Sunday, March 5, 2023

Our March 2023 Meeting

We’re hosting this month’s Grandview Garden Club meeting on Zoom. The meeting will start at 7:00 p.mto accommodate our speaker, entomologist and wasp expert, Rob Longair who will be joining us from Ontario.


Rob has spent almost half a century studying insect behaviour, ecology, and diversity, including doing field research in Canada, the western United States, West Africa, and Belize. He developed an appreciation for what E.O. Wilson called “the little things that run the world” during an undergraduate degree at Queen’s University and has focused on insects ever since. He is particularly interested in the behaviour of solitary and social wasps, although he concentrates on solitary species, which are less likely to sting him. After retiring from a faculty position at University of Calgary, where he spent 27 years teaching a wide variety of courses, his favourite of which were field courses, he returned to the Ottawa area where he grew up. He now lives on an acre and a quarter, which he has allowed to revert to meadow from its formerly manicured state. He currently volunteers at the Canadian National Collection of Insects and Arachnids in Ottawa.
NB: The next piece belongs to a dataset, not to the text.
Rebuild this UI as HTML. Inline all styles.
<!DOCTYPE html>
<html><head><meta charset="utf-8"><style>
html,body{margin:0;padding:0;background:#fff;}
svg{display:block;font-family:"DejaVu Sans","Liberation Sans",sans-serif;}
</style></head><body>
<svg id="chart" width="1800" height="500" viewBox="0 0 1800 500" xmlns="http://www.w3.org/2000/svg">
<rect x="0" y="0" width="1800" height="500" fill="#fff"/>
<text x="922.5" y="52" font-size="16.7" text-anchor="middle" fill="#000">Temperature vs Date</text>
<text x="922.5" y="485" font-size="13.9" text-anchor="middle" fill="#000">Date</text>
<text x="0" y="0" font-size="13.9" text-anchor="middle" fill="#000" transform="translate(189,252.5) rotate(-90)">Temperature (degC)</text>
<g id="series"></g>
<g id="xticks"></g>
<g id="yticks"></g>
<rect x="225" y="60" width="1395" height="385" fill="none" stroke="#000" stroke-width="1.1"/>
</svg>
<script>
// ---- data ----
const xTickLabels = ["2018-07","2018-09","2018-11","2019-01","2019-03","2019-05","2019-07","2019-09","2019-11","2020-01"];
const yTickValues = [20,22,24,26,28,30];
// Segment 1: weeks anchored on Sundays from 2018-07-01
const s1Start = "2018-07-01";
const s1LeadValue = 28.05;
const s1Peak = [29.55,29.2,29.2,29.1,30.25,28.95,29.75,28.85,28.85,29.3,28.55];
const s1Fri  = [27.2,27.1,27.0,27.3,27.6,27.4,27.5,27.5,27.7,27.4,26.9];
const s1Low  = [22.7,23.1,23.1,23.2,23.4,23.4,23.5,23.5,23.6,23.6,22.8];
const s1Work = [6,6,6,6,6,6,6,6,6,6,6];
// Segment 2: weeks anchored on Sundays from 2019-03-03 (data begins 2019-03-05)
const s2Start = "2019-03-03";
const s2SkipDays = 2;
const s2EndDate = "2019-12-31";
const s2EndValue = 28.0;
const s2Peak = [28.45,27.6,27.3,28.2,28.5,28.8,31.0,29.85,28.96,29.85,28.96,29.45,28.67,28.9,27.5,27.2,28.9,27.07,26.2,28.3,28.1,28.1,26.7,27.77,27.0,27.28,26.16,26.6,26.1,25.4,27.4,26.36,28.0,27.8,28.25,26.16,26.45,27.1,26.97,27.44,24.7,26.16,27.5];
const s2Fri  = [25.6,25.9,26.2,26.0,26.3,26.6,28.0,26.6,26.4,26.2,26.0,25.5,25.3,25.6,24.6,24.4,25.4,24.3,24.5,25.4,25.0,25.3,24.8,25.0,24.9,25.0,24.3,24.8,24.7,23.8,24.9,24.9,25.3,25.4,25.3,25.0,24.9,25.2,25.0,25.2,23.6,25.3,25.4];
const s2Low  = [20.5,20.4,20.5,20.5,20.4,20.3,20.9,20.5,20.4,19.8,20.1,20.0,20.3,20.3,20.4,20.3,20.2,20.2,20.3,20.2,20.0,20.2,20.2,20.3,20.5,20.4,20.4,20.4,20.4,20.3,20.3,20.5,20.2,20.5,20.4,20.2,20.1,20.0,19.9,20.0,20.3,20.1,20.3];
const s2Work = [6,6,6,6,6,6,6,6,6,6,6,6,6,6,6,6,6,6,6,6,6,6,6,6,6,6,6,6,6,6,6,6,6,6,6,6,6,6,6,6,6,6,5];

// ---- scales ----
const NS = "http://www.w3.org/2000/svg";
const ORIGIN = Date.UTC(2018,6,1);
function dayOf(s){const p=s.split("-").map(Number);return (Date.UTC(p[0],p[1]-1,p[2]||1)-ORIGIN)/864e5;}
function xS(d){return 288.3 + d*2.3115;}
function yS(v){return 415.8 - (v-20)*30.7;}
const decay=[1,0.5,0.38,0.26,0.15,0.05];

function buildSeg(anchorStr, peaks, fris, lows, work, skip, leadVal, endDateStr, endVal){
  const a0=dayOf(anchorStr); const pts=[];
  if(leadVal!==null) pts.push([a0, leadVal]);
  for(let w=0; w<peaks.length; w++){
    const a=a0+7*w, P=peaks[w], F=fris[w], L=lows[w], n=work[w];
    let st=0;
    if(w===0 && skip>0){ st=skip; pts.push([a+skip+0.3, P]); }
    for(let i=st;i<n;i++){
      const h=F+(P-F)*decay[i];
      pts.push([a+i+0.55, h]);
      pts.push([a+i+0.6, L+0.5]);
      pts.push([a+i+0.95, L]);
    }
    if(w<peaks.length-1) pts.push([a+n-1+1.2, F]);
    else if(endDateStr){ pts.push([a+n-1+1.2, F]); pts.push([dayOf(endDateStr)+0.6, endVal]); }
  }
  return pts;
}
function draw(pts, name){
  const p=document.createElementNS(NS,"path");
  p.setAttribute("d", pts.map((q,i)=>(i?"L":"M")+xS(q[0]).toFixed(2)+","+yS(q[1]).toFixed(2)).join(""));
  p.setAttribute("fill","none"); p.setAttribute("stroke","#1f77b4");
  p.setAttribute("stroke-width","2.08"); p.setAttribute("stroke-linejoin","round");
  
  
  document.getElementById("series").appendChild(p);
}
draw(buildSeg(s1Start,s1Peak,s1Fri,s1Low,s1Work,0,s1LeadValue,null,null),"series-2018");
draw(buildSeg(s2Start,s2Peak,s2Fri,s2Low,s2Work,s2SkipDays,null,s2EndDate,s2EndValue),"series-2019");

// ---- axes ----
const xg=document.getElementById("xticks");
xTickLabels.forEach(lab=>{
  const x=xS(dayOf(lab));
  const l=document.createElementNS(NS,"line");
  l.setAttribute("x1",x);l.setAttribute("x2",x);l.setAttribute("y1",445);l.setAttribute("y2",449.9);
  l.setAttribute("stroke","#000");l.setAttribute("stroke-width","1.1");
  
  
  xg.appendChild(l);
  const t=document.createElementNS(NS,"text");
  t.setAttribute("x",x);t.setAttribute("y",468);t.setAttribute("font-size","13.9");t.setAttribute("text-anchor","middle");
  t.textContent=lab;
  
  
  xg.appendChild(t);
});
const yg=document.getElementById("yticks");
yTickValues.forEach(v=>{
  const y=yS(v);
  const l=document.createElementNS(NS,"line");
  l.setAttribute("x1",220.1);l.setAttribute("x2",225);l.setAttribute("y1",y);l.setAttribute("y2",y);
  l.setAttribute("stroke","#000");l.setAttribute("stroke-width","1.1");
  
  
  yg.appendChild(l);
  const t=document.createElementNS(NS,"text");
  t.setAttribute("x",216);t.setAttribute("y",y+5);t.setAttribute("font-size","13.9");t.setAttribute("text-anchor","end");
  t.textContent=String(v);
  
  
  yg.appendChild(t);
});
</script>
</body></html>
Here’s a description of Rob's talk, “Wasps in the Garden: The Furies, Pest Control, or Just Doing Their Best To Make More?”:

For many people, the sight of a wasp brings nervousness or, at worst, sheer terror. Will it sting me? What good are these things, anyway? Tonight, we’ll see if we can answer those questions and a few others. What, exactly, is a wasp? How do they help maintain populations of pests (real pests) in the garden or fields at numbers that allow us to grow what we want, at least most of the time. We’ll take a look at some species of wasps that lay their eggs in other insects, some that make nests by themselves and store food for their young, or the most familiar, and most feared, that live in groups of mostly sisters and feed their young with vast quantities of insects, many of which would be eating our flowers and vegetables. No, they aren’t all our friends, doing just what we want. And yes, we’ll even mention those big, disturbing hornets that have recently been identified not too far from Vancouver.
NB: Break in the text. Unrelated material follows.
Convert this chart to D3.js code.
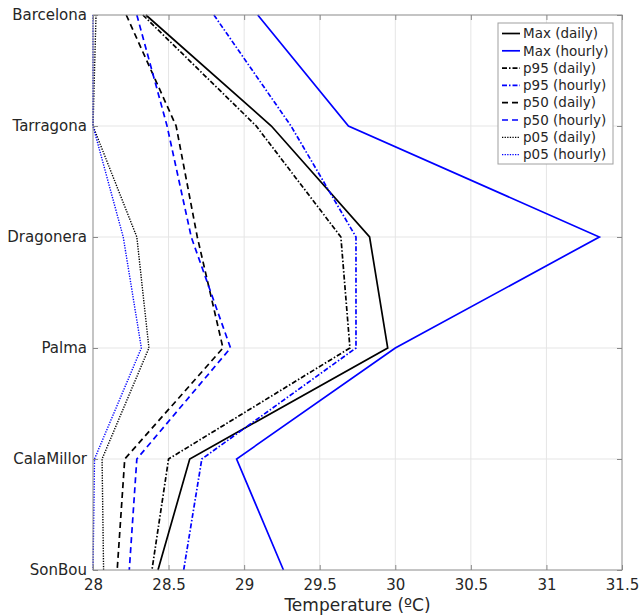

Zoom start time this month will be 7:00. We will be meeting on Zoom and our meeting link will only be sent to current members. If you'd like to join before the meeting, we'll send you the link.
(Note: this will be our last meeting via Zoom for the time being. Next month we will return to in-person meetings at the Britannia 55+ Centre. Our start times then will be 7:30 P.M. because there’s another Britannia program in the space that ends after 7:00. Once we’re meeting face-to-face again, we can resume the $4 drop-ins so people who aren’t yet members can come to the occasional meeting. We had to suspend drop-ins during Zoom/Covid, so it’ll be good to have them back. Do bring your non-member friends from April onward.)

Cheers,
Penny

PS - Our GGC Annual Plant Sale will be on Sunday, May 14th, at our usual venue on Rose St. If you are dividing plants or starting seedlings this spring, please pot up any extras for the sale. We’ll provide more details in our April meeting message.
Please note: We will not be able to accept plant/soil donations from any members who live in the Japanese Beetle regulated area west of Clark Drive. 

And plan ahead to join us for our East Vancouver Garden Tour. We’re once again having it on Father’s Day, which, this year, is Sunday, June 18th. Please note it on your calendar and we’ll tell you more about it soon.